Last week Head of House made our tea. This is not an unusual event. He often shares in cookery duties because he is a man – not an idiot. On this occasion he served up spaghetti bolognese, again not unusual. This is a meal well within outstanding capabilities. However, this week there was a problem. No one wanted to say anything at first because you don’t want to appear ungrateful but it was sooo salty. In the end, the coughing and the buckets of water we were consuming sort of gave the game away. HOH was the first to say – “Is this salty? Or is it me?” Relief! “Well yes actually – it is – a bit. Not a lot. Just, well, a bit” All very British.
It turns out that Nigella – for it is she – always salts her pasta liberally because she feels that it should taste as “salty as the Mediterranean” or some such blah.
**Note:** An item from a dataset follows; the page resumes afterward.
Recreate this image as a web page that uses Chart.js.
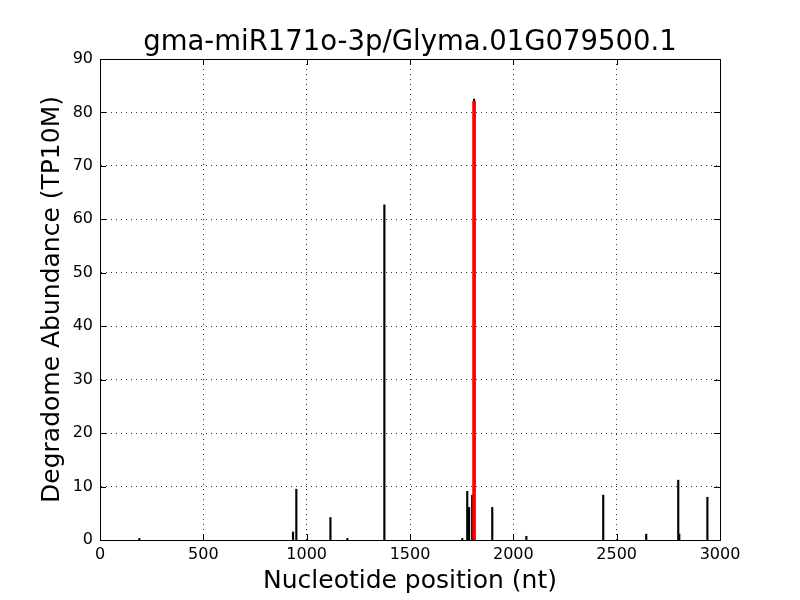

This confirms my thesis that Nigella should never be allowed to teach cookery to chaps because they either do not concentrate on anything she is saying as they are so busy staring glassily or they follow her advice, slavishly without question – even if it means everyone in the family develops type 2 diabetes in the space of an afternoon.
I am aware that Biblically, salt is often seen as a good thing and I am certainly NOT contradicting the Bible. None of your heresy here indeed no! But salt isn’t always a good thing and those of us who spent an evening this week putting our fingers down our throats and making retching noises will attest to this. (HOH I am not going on and on about this. I am making a very deep spiritual point here. I am aware that anyone can make a mistake. Let’s ask ourselves whether you were that gracious when I forgot to move the dog pooh from under the back step. You know it is a rule in here to look before you walk.)
I was reading in Ezekiel this week about a vision about a river that flowed into the sea. Unusually, when this river flows, it turns salt water into freshwater. Wherever it touches (and only where it actually touches) the land becomes habitable, plantable (if you know what I mean) lush and green.
Wherever the river flows, life will flourish…because the river is turning the salt sea into fresh water. Where the river flows, life abounds. The swamps and the marshes won’t become fresh – they’ll stay salty. But the river itself on both banks will grow fruit trees of all kinds. Their leaves won’t wither and the fruit won’t fail.”
I have left a bit of scripture out here which I think means certain death but you can read it in Ezekiel 47. Its very good.
This week, I spoke to a lady at length on the phone. I don’t speak to her that often and can’t claim to know her that well but I have to be honest – it was a bit of a trial. She doesn’t seem to like anything or anyone. Everyone has it in for her, everyone has an agenda, no one cares. It was the kind of conversation that makes you metaphorically put your duvet over your head and wait until it goes away. It made me think of the salt thing because I sort of felt that was how a slug must feel when my Mum is out and about in the garden with the salt cellar. My challenge, which – spoiler – I failed miserably, was, I think, to try and take the salt out of the way she felt and leave her happier and more balanced about life and her friends. It was much easier and in a way more natural to let her way of thinking infect me and end up believing that most people are indeed ratbags and go and shout at the football, which is more or less what happened
So, how to overcome when you are in the middle of general horribleness? When nastiness is intimidating the living daylights out of you and it’s difficult to fight back. When you are behaving like a piece of work yourself and seem powerless to stop it. Don’t ask me – it’s well outside my skill set. The difference, of course is God. The God who can turn us around and make us what we are not. Who makes the impossible possible. The promise is there but delivery only comes with asking. I think we are meant to ask and often. Only with God and through God, I think the moral is.